======== Data listing

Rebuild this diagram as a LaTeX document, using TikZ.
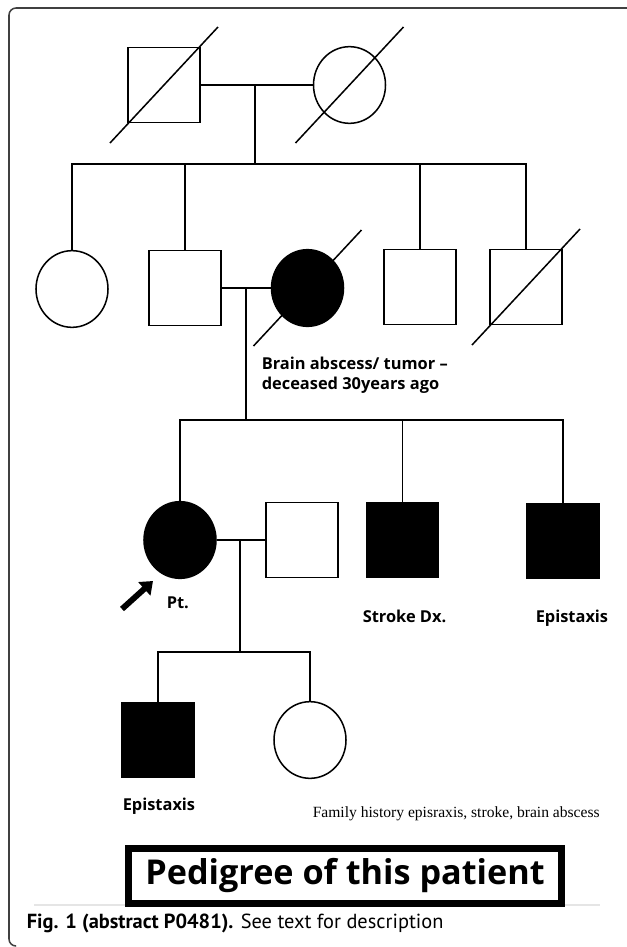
\documentclass[tikz,border=0pt]{standalone}
\usepackage{fontspec}
\setmainfont{Open Sans}
\newfontfamily\serifnote{Liberation Serif}
\newfontfamily\capfont{PT Sans}
\usetikzlibrary{positioning,shapes.geometric,arrows.meta}

% slash through a deceased person
\newcommand\deadmark[1]{\draw (#1.center) ++(-54,58) -- ++(108,-116);}

\begin{document}
\begin{tikzpicture}[x=0.03cm,y=-0.03cm,line width=1.3pt,
    every node/.style={inner sep=0pt},
    male/.style={draw,rectangle,minimum width=2.16cm,minimum height=2.25cm},
    female/.style={draw,ellipse,minimum width=2.16cm,minimum height=2.3cm},
    affected/.style={fill=black},
    note/.style={font=\bfseries\fontsize{14}{17.5}\selectfont}]
  \useasboundingbox (0,0) rectangle (627,947);
  %%%%% FRAME
  \draw[black!75,line width=1.3pt,rounded corners=6pt] (627,8) -- (9,8) -- (9,946) -- (16,946);
  %%%%% GENERATION I
  \node[male] (gf) at (164,85) {};
  \node[female] (gm) at (349.5,85) {};
  %%%%% GENERATION II
  \node[female] (a1) at (72,289) {};
  \node[male] (a2) at (185,288) {};
  \node[female,affected] (mo) at (307.5,288) {};
  \node[male] (a4) at (420,287) {};
  \node[male] (a5) at (526,287) {};
  %%%%% GENERATION III
  \node[female,affected] (pt) at (180,540) {};
  \node[male] (sp) at (302,540) {};
  \node[male,affected] (b3) at (402.5,540) {};
  \node[male,affected] (b4) at (563,541) {};
  %%%%% GENERATION IV
  \node[male,affected] (c1) at (158,740) {};
  \node[female] (c2) at (310,740) {};
  % deceased
  \foreach \n in {gf,gm,mo,a5} {\deadmark{\n}}
  %%%%% LINES OF DESCENT
  \coordinate (m1) at (255,85);
  \coordinate (s1) at (255,164);
  \draw (gf) -- (gm);
  \draw (m1) -- (s1);
  \draw (a1.north) |- (s1) -| (a5.north);
  \draw (a2.north) -- (a2.north |- s1);
  \draw (a4.north) -- (a4.north |- s1);
  \coordinate (m2) at (246,288);
  \coordinate (s2) at (246,420);
  \draw (a2) -- (mo);
  \draw (m2) -- (s2);
  \draw (pt.north) |- (s2) -| (b4.north);
  \draw (b3.north) -- (b3.north |- s2);
  \coordinate (m3) at (240,540);
  \coordinate (s3) at (240,652);
  \draw (pt) -- (sp);
  \draw (m3) -- (s3);
  \draw (c1.north) |- (s3) -| (c2.north);
  %%%%% TEXTS
  \node[note,anchor=north west,align=left] (brain) at (261,356) {Brain abscess/ tumor –\\deceased 30years ago};
  \node[note,anchor=base west] (ptl) at (166,608) {Pt.};
  \node[note,anchor=base west] (stl) at (362,622) {Stroke Dx.};
  \node[note,anchor=base west] (epl) at (535,622) {Epistaxis};
  \node[note,anchor=base west] (epl2) at (122,810) {Epistaxis};
  \node[anchor=base west,font=\serifnote\fontsize{13.3}{15}\selectfont] (hist) at (312,817) {Family history episraxis, stroke, brain abscess};
  % proband arrow
  \coordinate (tail) at (122,609);
  \coordinate (tip) at (153,581);
  \draw[line width=5pt,-{Triangle[length=10pt,width=15pt]}] (tail) -- (tip);
  %%%%% TITLE BOX
  \draw[black!10] (34,905) -- (600,905);
  \node[draw,fill=white,line width=6pt,minimum width=12.99cm,minimum height=1.65cm,
    font=\bfseries\fontsize{29.2}{31}\selectfont] (title) at (345,876) {Pedigree of this patient};
  %%%%% CAPTION
  \node[anchor=base west,font=\capfont\fontsize{17.4}{20}\selectfont] (cap) at (26,928)
    {\textbf{Fig. 1 (abstract P0481).} See text for description};
\end{tikzpicture}
\end{document}
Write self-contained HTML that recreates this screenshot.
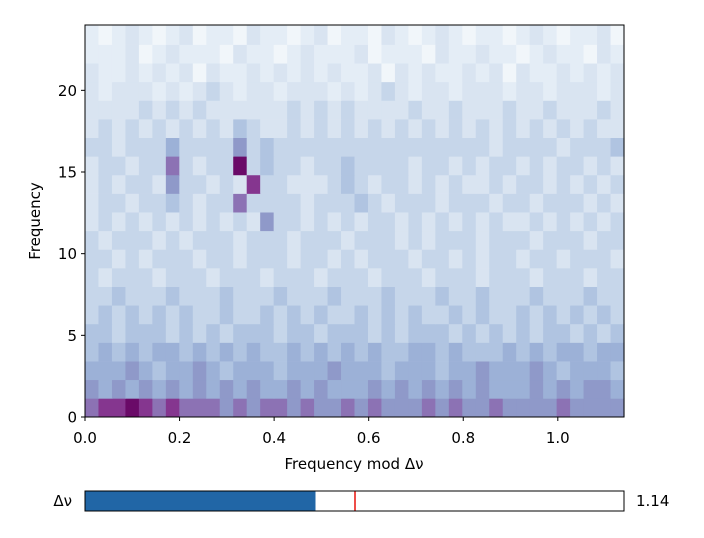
<!DOCTYPE html>
<html><head><meta charset="utf-8"><style>
body{margin:0;background:#fff;width:704px;height:533px;overflow:hidden}
svg text{font-family:"DejaVu Sans","Liberation Sans",sans-serif;font-size:15px;fill:#000}
</style></head><body>
<svg id="svg" width="704" height="533" xmlns="http://www.w3.org/2000/svg">
<g id="cells"></g>
<rect x="85" y="25" width="539" height="392" fill="none" stroke="#000" stroke-width="1"/>
<g id="xt"></g>
<g id="yt"></g>
<text x="354" y="469" text-anchor="middle">Frequency mod Δν</text>
<text transform="translate(40,221) rotate(-90)" text-anchor="middle">Frequency</text>
<g>
<rect x="85" y="491" width="539" height="20" fill="#fff" stroke="#000"/>
<rect x="85.5" y="491.5" width="230" height="19" fill="#2166a6"/>
<line x1="355" y1="491" x2="355" y2="511" stroke="#e8120c" stroke-width="1.5"/>
<rect x="85" y="491" width="539" height="20" fill="none" stroke="#000"/>
</g>
<text x="72" y="506" text-anchor="end">Δν</text>
<text x="636" y="506">1.14</text>
</svg>
<script>
const dnu = 1.14;
const xMax = 1.14;
const yMax = 24;
const xTicks = [0.0, 0.2, 0.4, 0.6, 0.8, 1.0];
const xTickLabels = ["0.0","0.2","0.4","0.6","0.8","1.0"];
const yTicks = [0, 5, 10, 15, 20];
const yTickLabels = ["0","5","10","15","20"];
// intensity rows (0-9), from row 0 (bottom) upward, 40 columns across 0..dnu
const rows = [
"7889878777676776766767666767667666676666",
"6565656565656556565556565656565556565665",
"5556545565455545556555455545565556545554",
"4545455454545445454545445545444545455455",
"4434443434344434434443434443434343443434",
"3434343433433434343343434334343343434343",
"3343334333433343334333433343343334333433",
"3233323332333233323332333233323332333233",
"3323233323323332332323332332323323323332",
"3233323233323332333233323233323332333233",
"2323232323232633232323323232323223232323",
"2332334323373333233343233323332332333232",
"2323326332328332223432332323223233232323",
"2332337323393433233433332332323323233232",
"3323335333363433333333333333332333323334",
"2323232323243223232323232323232323232322",
"2222323232222223232322223223222322322232",
"2122212123212212221212321221222122122212",
"2112121202112121212112021211212021121212",
"1112012111021101211120111021121101211021",
"1012101201102110120110210121011012101120",
"1012101201102110120110210121011012101120"
];
const palette=["#f1f6fa","#e4edf6","#d9e4f1","#c6d6ea","#b0c4e1","#9cb1d7","#8f99c9","#8c72b4","#85368f","#6a0a68"];
const X0=85,X1=624,Y0=417,Y1=25;
const sx=v=>X0+(v/xMax)*(X1-X0);
const sy=v=>Y0-(v/yMax)*(Y0-Y1);
const NS="http://www.w3.org/2000/svg";
const cells=document.getElementById('cells');
rows.forEach((r,k)=>{
  const n=r.length, yb=k*dnu, yt=Math.min((k+1)*dnu,yMax);
  if(yb>=yMax) return;
  for(let i=0;i<n;i++){
    const x0=sx(i*dnu/n), x1=sx((i+1)*dnu/n);
    const el=document.createElementNS(NS,'rect');
    el.setAttribute('x',x0);el.setAttribute('width',x1-x0+0.6);
    el.setAttribute('y',sy(yt));el.setAttribute('height',sy(yb)-sy(yt)+0.3);
    el.setAttribute('fill',palette[+r[i]]);
    
    
    cells.appendChild(el);
  }
});
const xt=document.getElementById('xt');
xTicks.forEach((v,i)=>{
  const x=sx(v);
  const l=document.createElementNS(NS,'line');
  l.setAttribute('x1',x);l.setAttribute('x2',x);l.setAttribute('y1',417);l.setAttribute('y2',421);l.setAttribute('stroke','#000');
  
  
  xt.appendChild(l);
  const t=document.createElementNS(NS,'text');
  t.setAttribute('x',x);t.setAttribute('y',443);t.setAttribute('text-anchor','middle');t.textContent=xTickLabels[i];
  
  
  xt.appendChild(t);
});
const yt=document.getElementById('yt');
yTicks.forEach((v,i)=>{
  const y=sy(v);
  const l=document.createElementNS(NS,'line');
  l.setAttribute('x1',81);l.setAttribute('x2',85);l.setAttribute('y1',y);l.setAttribute('y2',y);l.setAttribute('stroke','#000');
  
  
  yt.appendChild(l);
  const t=document.createElementNS(NS,'text');
  t.setAttribute('x',77);t.setAttribute('y',y+5.5);t.setAttribute('text-anchor','end');t.textContent=yTickLabels[i];
  
  
  yt.appendChild(t);
});
</script>
</body></html>
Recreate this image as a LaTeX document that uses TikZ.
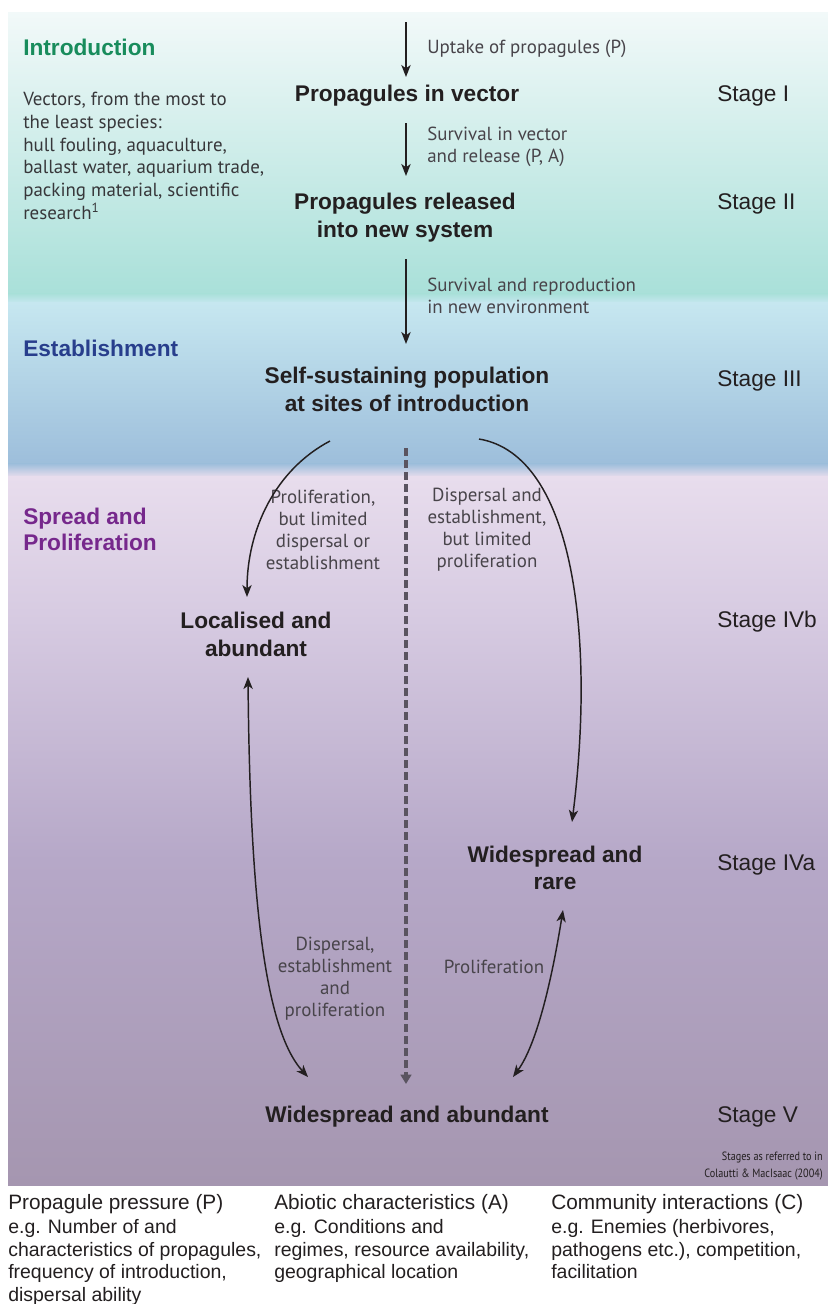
\documentclass[tikz,border=0pt]{standalone}
\usepackage{fontspec}
\setmainfont{Liberation Sans}
\newfontfamily\myr{PT Sans}
\newfontfamily\myrc[FakeStretch=0.85]{PT Sans}
\usetikzlibrary{arrows.meta,calc}
\definecolor{ink}{RGB}{35,31,32}
\definecolor{labgray}{RGB}{72,68,74}
\definecolor{vecgray}{RGB}{55,55,58}
\definecolor{introgreen}{RGB}{24,140,92}
\definecolor{estblue}{RGB}{40,62,140}
\definecolor{spreadpurple}{RGB}{118,40,140}
\definecolor{dashgray}{RGB}{90,84,96}
\definecolor{tealA}{RGB}{242,249,249}
\definecolor{tealB}{RGB}{169,224,217}
\definecolor{blueA}{RGB}{198,231,240}
\definecolor{blueB}{RGB}{157,190,219}
\definecolor{purA}{RGB}{232,221,237}
\definecolor{purB}{RGB}{214,202,225}
\definecolor{purC}{RGB}{182,168,200}
\definecolor{purD}{RGB}{165,150,176}
\begin{document}
\begin{tikzpicture}[x=0.75pt,y=-0.75pt,
  bold/.style={font=\fontsize{17}{21}\selectfont\bfseries, text=ink, align=center, inner sep=0pt},
  stagelab/.style={font=\fontsize{17}{20}\selectfont, text=ink, anchor=west, inner sep=0pt},
  gl/.style={font=\myr\fontsize{14.2}{16.5}\selectfont, text=labgray, inner sep=0pt},
  sechead/.style={font=\fontsize{17}{19.5}\selectfont\bfseries, anchor=west, inner sep=0pt, align=left},
  bhead/.style={font=\fontsize{15.6}{18}\selectfont, text=ink, anchor=west, inner sep=0pt},
  bbody/.style={font=\fontsize{14.6}{17}\selectfont, text=ink, anchor=north west, inner sep=0pt, align=left},
  arr/.style={line width=1.1pt, draw=ink, -{Stealth[length=9pt,width=7pt,inset=2.5pt]}},
  darr/.style={line width=1.1pt, draw=ink, {Stealth[length=9pt,width=7pt,inset=2.5pt]}-{Stealth[length=9pt,width=7pt,inset=2.5pt]}},
  dasharr/.style={line width=2.4pt, draw=dashgray, dash pattern=on 6pt off 3pt, -{Triangle[length=7pt,width=8pt]}}
]
\useasboundingbox (0,0) rectangle (828,1304);
\fill[white] (0,0) rectangle (828,1304);
% background bands
\shade[top color=tealA, bottom color=tealB] (8,12) rectangle (828,294);
\shade[top color=tealB, bottom color=blueA] (8,293.5) rectangle (828,303);
\shade[top color=blueA, bottom color=blueB] (8,302.5) rectangle (828,464);
\shade[top color=blueB, bottom color=purA] (8,463.5) rectangle (828,477);
\shade[top color=purA, bottom color=purB] (8,476.5) rectangle (828,620);
\shade[top color=purB, bottom color=purC] (8,619.5) rectangle (828,860);
\shade[top color=purC, bottom color=purD] (8,859.5) rectangle (828,1185);

% section headings
\node[sechead, text=introgreen] (intro) at (23,47) {Introduction};
\node[sechead, text=estblue] (estab) at (23,348) {Establishment};
\node[sechead, text=spreadpurple, font=\fontsize{17}{19.6}\selectfont\bfseries] (spread) at (23,529) {Spread and\\Proliferation};
\node[gl, text=vecgray, anchor=west, align=left, font=\myr\fontsize{14.2}{17.1}\selectfont] (vectors) at (23,156)
  {Vectors, from the most to\\the least species:\\hull fouling, aquaculture,\\ballast water, aquarium trade,\\packing material, scientific\\research\textsuperscript{1}};

% main stage nodes
\coordinate (t0) at (406,22);
\node[bold] (pv) at (407,96) {Propagules in vector};
\node[bold] (prl) at (405,218) {Propagules released\\into new system};
\node[bold] (ss) at (407,389) {Self-sustaining population\\at sites of introduction};
\node[bold] (loc) at (256,634) {Localised and\\abundant};
\node[bold, font=\fontsize{17}{20.3}\selectfont\bfseries] (wr) at (555,868) {Widespread and\\rare};
\node[bold] (wa) at (407,1117) {Widespread and abundant};

% stage labels
\node[stagelab] (s1) at (717,96) {Stage I};
\node[stagelab] (s2) at (717,204) {Stage II};
\node[stagelab] (s3) at (717,381) {Stage III};
\node[stagelab] (s4b) at (717,622) {Stage IVb};
\node[stagelab] (s4a) at (717,865) {Stage IVa};
\node[stagelab] (s5) at (717,1117) {Stage V};

% gray process labels
\node[gl, anchor=west] (l1) at (427,49) {Uptake of propagules (P)};
\node[gl, anchor=west, align=left] (l2) at (427,147) {Survival in vector\\and release (P, A)};
\node[gl, anchor=west, align=left] (l3) at (427,296) {Survival and reproduction\\in new environment};
\node[gl, align=center] (l4) at (323,530) {Proliferation,\\but limited\\dispersal or\\establishment};
\node[gl, align=center] (l5) at (487,530) {Dispersal and\\establishment,\\but limited\\proliferation};
\node[gl, align=center] (l6) at (335,979) {Dispersal,\\establishment\\and\\proliferation};
\node[gl] (l7) at (494,967) {Proliferation};

% credit
\node[anchor=east, align=right, text=ink, inner sep=0pt, font=\myrc\fontsize{9}{12.6}\selectfont] (credit) at (823,1166) {Stages as referred to in\\Colautti \& MacIsaac (2004)};

% bottom factors
\node[bhead] (h1) at (8,1204) {Propagule pressure (P)};
\node[bhead] (h2) at (274,1204) {Abiotic characteristics (A)};
\node[bhead] (h3) at (551,1204) {Community interactions (C)};
\node[bbody] (b1) at (8,1219) {e.g. Number of and\\characteristics of propagules,\\frequency of introduction,\\dispersal ability};
\node[bbody] (b2) at (274,1219) {e.g. Conditions and\\regimes, resource availability,\\geographical location};
\node[bbody] (b3) at (551,1219) {e.g. Enemies (herbivores,\\pathogens etc.), competition,\\facilitation};

% connectors
\draw[arr] (t0) -- ($(pv.center)+(-1,-19)$);
\draw[arr] ($(pv.center)+(-1,27)$) -- ($(prl.center)+(1,-42)$);
\draw[arr] ($(prl.center)+(1,41)$) -- ($(ss.center)+(-1,-45)$);
\draw[arr] ($(ss.center)+(-77,52)$) .. controls +(-55,29) and +(0,-67) .. ($(loc.center)+(-9,-37)$);
\draw[arr] ($(ss.center)+(72,50)$) .. controls +(96,16) and +(23,-182) .. ($(wr.center)+(17,-46)$);
\draw[dasharr] ($(ss.center)+(-1,59)$) -- ($(wa.center)+(-1,-33)$);
\draw[darr] ($(loc.center)+(-8,43)$) .. controls +(2,223) and +(-43,-47) .. ($(wa.center)+(-99,-40)$);
\draw[darr] ($(wr.center)+(8,42)$) .. controls +(-8,50) and +(27,-37) .. ($(wa.center)+(106,-40)$);
\end{tikzpicture}
\end{document}
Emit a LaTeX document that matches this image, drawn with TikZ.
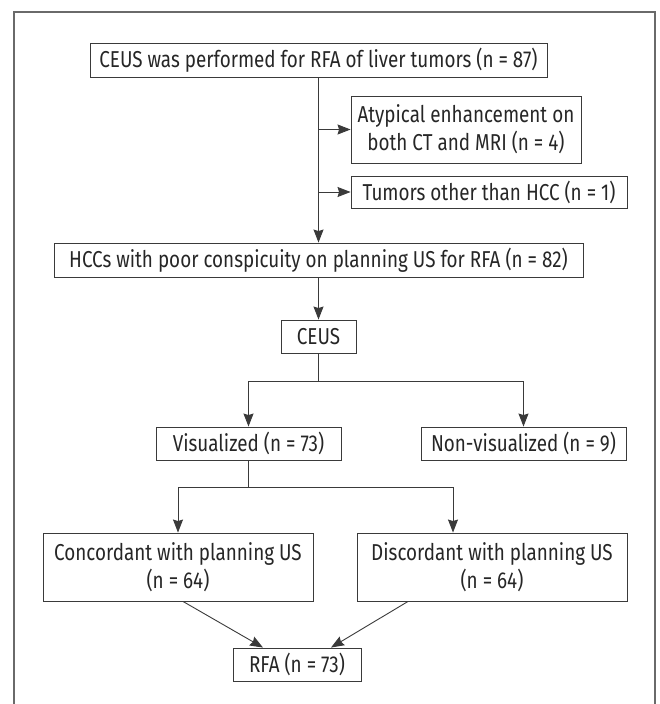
\documentclass[tikz,border=0pt]{standalone}
\usepackage{fontspec}
\setmainfont[FakeStretch=0.82]{Fira Sans}
\usepackage{tikz}
\usetikzlibrary{calc,positioning,arrows.meta}
\definecolor{linegray}{HTML}{3A3A3A}
\definecolor{framegray}{HTML}{6A6A6A}
\tikzset{
  >={Stealth[length=13pt,width=10pt,inset=1.5pt]},
  flowbox/.style={
    rectangle,
    draw=linegray, line width=0.9pt,
    text=black!85,
    font=\fontsize{23}{28}\selectfont,
    align=center,
    inner sep=0pt},
  connect/.style={draw=linegray, line width=0.9pt, ->},
  frameline/.style={draw=framegray, line width=1.6pt}
}
\begin{document}
\begin{tikzpicture}[x=1pt, y=-1pt]
    \useasboundingbox (0,0) rectangle (659,704);

    % outer frame, open at the bottom
    \draw[frameline] (14,704) -- (14,12) -- (655,12) -- (655,704);

    % boxes
    \node[flowbox, minimum width=457, minimum height=34] (perf) at (318.5,60)
        {CEUS was performed for RFA of liver tumors (n = 87)};
    \node[flowbox, minimum width=230, minimum height=67] (atyp) at (466,129.5)
        {Atypical enhancement on\\both CT and MRI (n = 4)};
    \node[flowbox, minimum width=276, minimum height=32] (other) at (489,192)
        {Tumors other than HCC (n = 1)};
    \node[flowbox, minimum width=529, minimum height=34] (hcc) at (318.5,260)
        {HCCs with poor conspicuity on planning US for RFA (n = 82)};
    \node[flowbox, minimum width=75, minimum height=33] (ceus) at (318.5,336.5)
        {CEUS};
    \node[flowbox, minimum width=185, minimum height=33] (vis) at (248.5,443.5)
        {Visualized (n = 73)};
    \node[flowbox, minimum width=205, minimum height=33] (nonvis) at (523.5,443.5)
        {Non-visualized (n = 9)};
    \node[flowbox, minimum width=270, minimum height=68] (conc) at (178,567)
        {Concordant with planning US\\(n = 64)};
    \node[flowbox, minimum width=270, minimum height=68] (disc) at (492,567)
        {Discordant with planning US\\(n = 64)};
    \node[flowbox, minimum width=128, minimum height=33] (rfa) at (297,664.5)
        {RFA (n = 73)};

    % exclusions
    \draw[connect] (perf.south) -- (hcc.north);
    \draw[connect] (perf.south |- atyp.west) -- (atyp.west);
    \draw[connect] (perf.south |- other.west) -- (other.west);

    % CEUS split
    \draw[connect] (hcc.south) -- (ceus.north);
    \coordinate (split1) at ($(ceus.south)+(0,28)$);
    \draw[connect] (ceus.south) -- (split1) -| (vis.north);
    \draw[connect] (split1) -| (nonvis.north);

    % concordance split
    \coordinate (split2) at ($(vis.south)+(0,27)$);
    \draw[connect] (vis.south) -- (split2) -| (conc.north);
    \draw[connect] (split2) -| ($(disc.north)+(-39,0)$);

    % to RFA
    \draw[connect] ($(conc.south)+(5,0)$) -- ($(rfa.north)+(-34,0)$);
    \draw[connect] ($(disc.south)+(-84,0)$) -- ($(rfa.north)+(34,0)$);
\end{tikzpicture}
\end{document}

================

Locate the word "with" in the records and collect each line it appears in.

**Output of the task:**
Emit a LaTeX document that matches this image, drawn with TikZ.
        {HCCs with poor conspicuity on planning US for RFA (n = 82)};
        {Concordant with planning US\\(n = 64)};
        {Discordant with planning US\\(n = 64)};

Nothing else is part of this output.